Kendari  (Antara News) - Kejaksaan Tinggi Sulawesi Tenggara (Sultra) dinilai diskriminatif dalam menangani tersangka kasus dugaan korupsi dana Surat Perintah Perjalanan Dinas (SPPD) fiktif di DPRD Kabupaten Wakatobi.

Penilaian tersebut disampaikan Ketua Gerakan Anti Korupsi Indonesia (GAKI) Sultra, Kaimuddin di Kendari, Jum`at.

"Kasus dugaan korupsi dana SPPD fiktkif di DPRD Wakatobi melibatkan 20 anggota DPRD Wakatobi periode periode 2004 - 2009, namun yang dijadikan tersangka hanya dua orang," katanya.

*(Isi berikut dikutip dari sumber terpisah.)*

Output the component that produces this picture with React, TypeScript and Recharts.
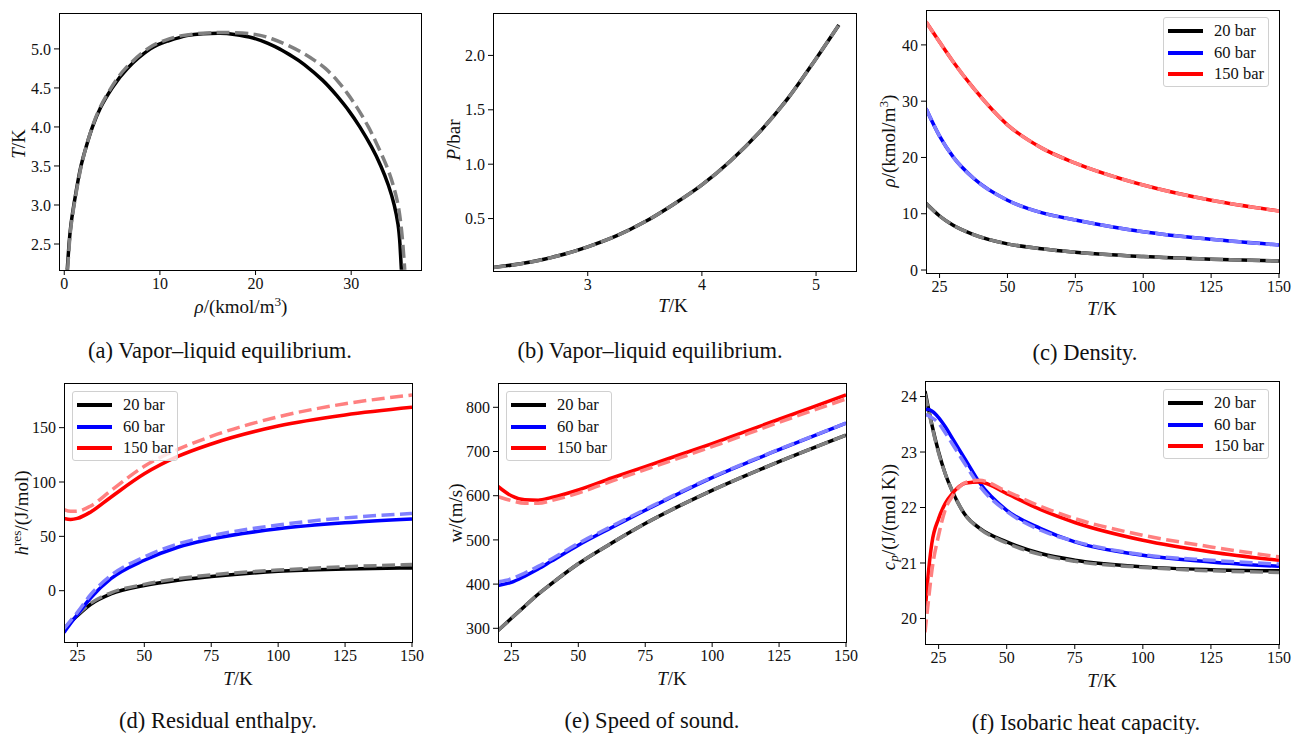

Itu pun kata dia, saat dilakukan penahanan terhadap tersangka, yang ditahan hanya satu orang, yakni tersangka AA (61), mantan Sekretaris DPRD Wakatobi.

Sedangkan tersangka DM (49), mantan Ketua DPRD Wakatobi periode 2004-2009, masih dibiarkan bebas berkeliaran.

"Mestinya, saat dilakukan tindakan hukum kepada kedua tersangka, dua-duanya ditahan, bukan hanya menahan satu orang," katanya.

Kejaksaan Tinggi Sultra, Kamis (23/10) kemarin menahan tersangka kasus dugaan korupsi SPDD fiktif di DPRD Wakatobi, AA.

Menurut Asisten Tindak Pidana Khusus Kejaksaan Tinggi Sultra, Ramel, SH MH selama menjalani pemeriksaan tersangka AA kooperatif.

"AA ditetapkan sebagai tersangka kasus dugaan korupsi SPPD fiktif di DPRD Wakatobi sejak Maret 2014, namun baru ditahan karena dalam pemeriksaan tersangka selalu kooperatif," katanya.

Ia mengatakan, penyidik masih terus mengembangkan penyidikan kasus itu, untuk kemungkinan ditemukan ada tersangka lain.

Sebanyak 20 anggota DPRD Wakatobi mengambil uang perjalanan dinas dari Sekretaris DPRD atas perintah Ketua DPRD, DM.

Padahal para anggota DPRD tersebut tidak pernah melakukan perjalanan dinas.

Sebanyak 19 mantan anggota DPRD Wakatobi periode 2004-2009 yang juga ikut menikmati uang dari SPPD fiktif tersebut, saat ini masih berstatus sebagai saksi.